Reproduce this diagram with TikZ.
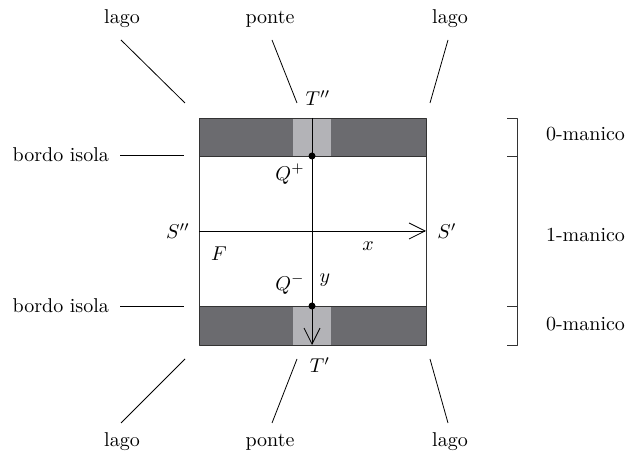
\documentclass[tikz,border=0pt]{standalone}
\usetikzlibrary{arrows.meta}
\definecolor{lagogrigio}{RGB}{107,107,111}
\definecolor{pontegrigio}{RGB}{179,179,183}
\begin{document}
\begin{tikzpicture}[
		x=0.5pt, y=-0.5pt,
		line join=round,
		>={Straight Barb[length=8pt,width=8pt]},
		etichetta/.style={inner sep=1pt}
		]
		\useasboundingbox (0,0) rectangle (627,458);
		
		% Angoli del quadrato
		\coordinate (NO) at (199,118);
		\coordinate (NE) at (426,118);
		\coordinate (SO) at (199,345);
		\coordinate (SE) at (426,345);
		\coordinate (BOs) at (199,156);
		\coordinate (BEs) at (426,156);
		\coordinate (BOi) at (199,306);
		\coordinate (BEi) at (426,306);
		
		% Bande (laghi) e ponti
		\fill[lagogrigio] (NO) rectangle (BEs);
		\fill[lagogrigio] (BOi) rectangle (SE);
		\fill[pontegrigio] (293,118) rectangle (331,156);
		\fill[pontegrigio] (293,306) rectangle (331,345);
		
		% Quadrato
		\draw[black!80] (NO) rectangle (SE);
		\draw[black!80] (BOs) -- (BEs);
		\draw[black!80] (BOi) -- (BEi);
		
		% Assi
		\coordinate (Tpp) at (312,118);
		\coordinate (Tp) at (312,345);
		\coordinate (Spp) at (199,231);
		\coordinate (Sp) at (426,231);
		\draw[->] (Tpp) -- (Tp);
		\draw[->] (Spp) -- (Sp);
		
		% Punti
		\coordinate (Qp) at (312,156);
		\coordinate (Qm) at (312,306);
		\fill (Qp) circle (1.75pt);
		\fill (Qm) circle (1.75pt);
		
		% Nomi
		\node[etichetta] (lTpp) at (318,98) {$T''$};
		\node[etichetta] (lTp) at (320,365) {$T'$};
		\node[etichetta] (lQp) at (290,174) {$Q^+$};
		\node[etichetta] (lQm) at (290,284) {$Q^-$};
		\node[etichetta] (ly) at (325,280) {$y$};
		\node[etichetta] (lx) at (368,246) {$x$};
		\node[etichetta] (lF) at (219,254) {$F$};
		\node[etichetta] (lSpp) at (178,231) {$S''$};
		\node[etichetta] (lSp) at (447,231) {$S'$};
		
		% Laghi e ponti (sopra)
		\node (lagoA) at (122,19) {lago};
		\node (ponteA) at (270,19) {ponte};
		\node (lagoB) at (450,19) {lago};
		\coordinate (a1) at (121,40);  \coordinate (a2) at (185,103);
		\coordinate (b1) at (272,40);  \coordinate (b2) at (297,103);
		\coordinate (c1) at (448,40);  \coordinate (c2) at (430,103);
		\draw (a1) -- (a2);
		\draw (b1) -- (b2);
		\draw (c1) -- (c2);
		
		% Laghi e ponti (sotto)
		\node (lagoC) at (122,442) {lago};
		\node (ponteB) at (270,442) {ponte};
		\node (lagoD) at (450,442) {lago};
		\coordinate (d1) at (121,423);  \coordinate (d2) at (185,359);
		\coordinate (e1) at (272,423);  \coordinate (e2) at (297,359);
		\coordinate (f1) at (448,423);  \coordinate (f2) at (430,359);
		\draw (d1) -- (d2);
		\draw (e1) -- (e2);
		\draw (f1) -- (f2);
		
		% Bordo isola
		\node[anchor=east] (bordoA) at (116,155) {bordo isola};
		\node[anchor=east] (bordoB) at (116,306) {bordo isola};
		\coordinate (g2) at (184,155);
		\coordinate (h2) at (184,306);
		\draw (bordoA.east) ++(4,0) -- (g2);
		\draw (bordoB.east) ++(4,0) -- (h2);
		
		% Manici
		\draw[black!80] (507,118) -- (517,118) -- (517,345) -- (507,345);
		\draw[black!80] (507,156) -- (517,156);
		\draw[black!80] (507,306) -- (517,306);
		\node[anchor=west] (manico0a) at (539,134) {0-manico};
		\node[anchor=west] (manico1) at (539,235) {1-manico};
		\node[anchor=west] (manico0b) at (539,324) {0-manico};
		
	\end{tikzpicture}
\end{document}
──────────
§ **WORK TO COMPLETE**
Please extract exactly the lines of the data, from the first through the line containing "(BEi) at (426,306);", and add no pictures to the copy.

§ **TASK RESULT**
Reproduce this diagram with TikZ.
\documentclass[tikz,border=0pt]{standalone}
\usetikzlibrary{arrows.meta}
\definecolor{lagogrigio}{RGB}{107,107,111}
\definecolor{pontegrigio}{RGB}{179,179,183}
\begin{document}
\begin{tikzpicture}[
		x=0.5pt, y=-0.5pt,
		line join=round,
		>={Straight Barb[length=8pt,width=8pt]},
		etichetta/.style={inner sep=1pt}
		]
		\useasboundingbox (0,0) rectangle (627,458);
		
		% Angoli del quadrato
		\coordinate (NO) at (199,118);
		\coordinate (NE) at (426,118);
		\coordinate (SO) at (199,345);
		\coordinate (SE) at (426,345);
		\coordinate (BOs) at (199,156);
		\coordinate (BEs) at (426,156);
		\coordinate (BOi) at (199,306);
		\coordinate (BEi) at (426,306);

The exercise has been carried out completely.